The Blue Nile

Walk Across The Rooftops

  • AMG Review of Walk Across the Rooftops

    Amg
    Stewart Mason
    All Music Guide

    The Blue Nile's debut album has a rather fascinating genesis. Scotland's Linn Electronics wanted a demo track to demonstrate the fidelity and versatility of their new recording console and tapped a struggling local trio, the Blue Nile, to provide it. Their effort was a deliberately disjunctive song called "A Walk Across the Rooftops." To demonstrate the recording equipment's dynamic range and clarity, the song was arranged most peculiarly, with vocals, guitar, bass, keyboards, drums, and full string and horn sections all appearing, but never at the same time. Linn liked the song so much that they formed a record label and bankrolled the recording of this full album. The seven lengthy tracks on A Walk Across the Rooftops all follow the model of the opener, with Paul Buchanan's rich voice at the center of near-symphonic arrangements that manage to sound lush and incredibly austere at the same time.

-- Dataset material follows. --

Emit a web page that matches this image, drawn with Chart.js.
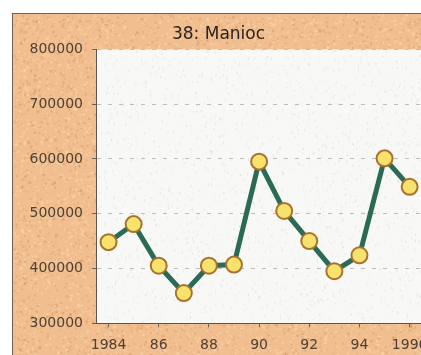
<!DOCTYPE html>
<html>
<head>
<meta charset="utf-8">
<script src="https://cdn.jsdelivr.net/npm/chart.js@4/dist/chart.umd.min.js"></script>
<style>
  html, body { margin: 0; padding: 0; background: #ffffff; overflow: hidden; width: 421px; height: 355px; }
  #frame {
    position: absolute; left: 12px; top: 13px; width: 440px; height: 360px;
    border-top: 1px solid #6b625a; border-left: 1px solid #6b625a;
    background: #f1bf8f;
  }
  #tex { position: absolute; left: 0; top: 0; }
  #wrap { position: absolute; left: 0; top: 0; width: 425px; height: 350px; }
</style>
</head>
<body>
<div id="frame">
  <canvas id="tex" width="440" height="360"></canvas>
  <div id="wrap"><canvas id="chart"></canvas></div>
</div>
<script>
// Production series, 1984-1996
const years = [1984, 1985, 1986, 1987, 1988, 1989, 1990, 1991, 1992, 1993, 1994, 1995, 1996];
const production = [448000, 481000, 405000, 355000, 405000, 407000, 595000, 505000, 450000, 395000, 424000, 601000, 549000];
const yTicks = [300000, 400000, 500000, 600000, 700000, 800000];
const titleText = '38: Manioc';

// Speckled paper texture behind the chart (deterministic hash noise)
(function paintTexture() {
  const c = document.getElementById('tex');
  const ctx = c.getContext('2d');
  let s = 1234567;
  const next = () => { s = (s * 1103515245 + 12345) & 0x7fffffff; return s / 0x7fffffff; };
  for (let i = 0; i < 9000; i++) {
    const x = next() * c.width, y = next() * c.height;
    const r = next();
    ctx.fillStyle = r < 0.5 ? 'rgba(250,215,170,0.55)' : (r < 0.85 ? 'rgba(225,160,110,0.45)' : 'rgba(200,130,90,0.35)');
    ctx.fillRect(x, y, 1 + next() * 2, 1 + next() * 2);
  }
})();

// Light speckled plot background
const plotBg = {
  id: 'plotBg',
  beforeDraw(chart) {
    const { ctx, chartArea: a } = chart;
    ctx.save();
    ctx.fillStyle = '#f8f8f7';
    ctx.fillRect(a.left, a.top, a.right - a.left, a.bottom - a.top);
    let s = 98765;
    const next = () => { s = (s * 1103515245 + 12345) & 0x7fffffff; return s / 0x7fffffff; };
    for (let i = 0; i < 2000; i++) {
      const x = a.left + next() * (a.right - a.left), y = a.top + next() * (a.bottom - a.top);
      ctx.fillStyle = 'rgba(150,150,150,' + (0.06 + next() * 0.14).toFixed(2) + ')';
      ctx.fillRect(x, y, 1, 1 + next() * 2);
    }
    ctx.restore();
  }
};

const labelColor = '#4e4034';
const labelFont = { family: 'DejaVu Sans, sans-serif', size: 14 };

new Chart(document.getElementById('chart'), {
  type: 'line',
  data: {
    labels: years,
    datasets: [{
      data: production,
      borderColor: '#2b6a55',
      borderWidth: 5,
      tension: 0,
      pointRadius: 8,
      pointBorderWidth: 2,
      pointBackgroundColor: '#f6e26c',
      pointBorderColor: '#a9722c',
      clip: false
    }]
  },
  options: {
    responsive: true,
    maintainAspectRatio: false,
    animation: false,
    events: [],
    layout: { padding: { left: 0, right: 14, top: 0, bottom: 0 } },
    plugins: {
      legend: { display: false },
      tooltip: { enabled: false },
      title: {
        display: true,
        text: titleText,
        color: '#2a2420',
        font: { family: 'DejaVu Sans, sans-serif', size: 17, weight: 'normal' },
        padding: { top: 10, bottom: 5 }
      }
    },
    scales: {
      x: {
        type: 'category',
        offset: true,
        border: { display: true, color: '#5c554e', width: 1 },
        grid: { display: true, drawOnChartArea: false, drawTicks: true, tickLength: 4, offset: false, color: '#6b625a' },
        ticks: {
          color: labelColor,
          font: labelFont,
          padding: 10,
          maxRotation: 0,
          autoSkip: false,
          callback: function (val, i) {
            const y = years[i];
            if (y % 2 !== 0) return null;
            if (y === 1984 || y === 1996) return String(y);
            return String(y).slice(2);
          }
        }
      },
      y: {
        min: 300000,
        max: 800000,
        afterFit(scale) { scale.width = 83; },
        afterBuildTicks(scale) { scale.ticks = yTicks.map(v => ({ value: v })); },
        border: { display: true, color: '#5c554e', width: 1, dash: [4, 7] },
        grid: {
          color: '#bdbdbd',
          drawTicks: true,
          tickLength: 4,
          tickColor: '#6b625a',
          tickBorderDash: [1, 0]
        },
        ticks: {
          color: labelColor,
          font: labelFont,
          padding: 9,
          callback: v => String(v)
        }
      }
    }
  },
  plugins: [plotBg]
});
</script>
</body>
</html>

The tempos are deadly slow, with the most upbeat track, "Tinseltown in the Rain," barely rising above a graceful saunter, and the inventive arrangements make extensive use of empty space. This was a popular album for demonstrating the lack of hiss and background noise in the then-new compact disc medium, but A Walk Across the Rooftops works even better as a piece of music than as a stereo demonstration record.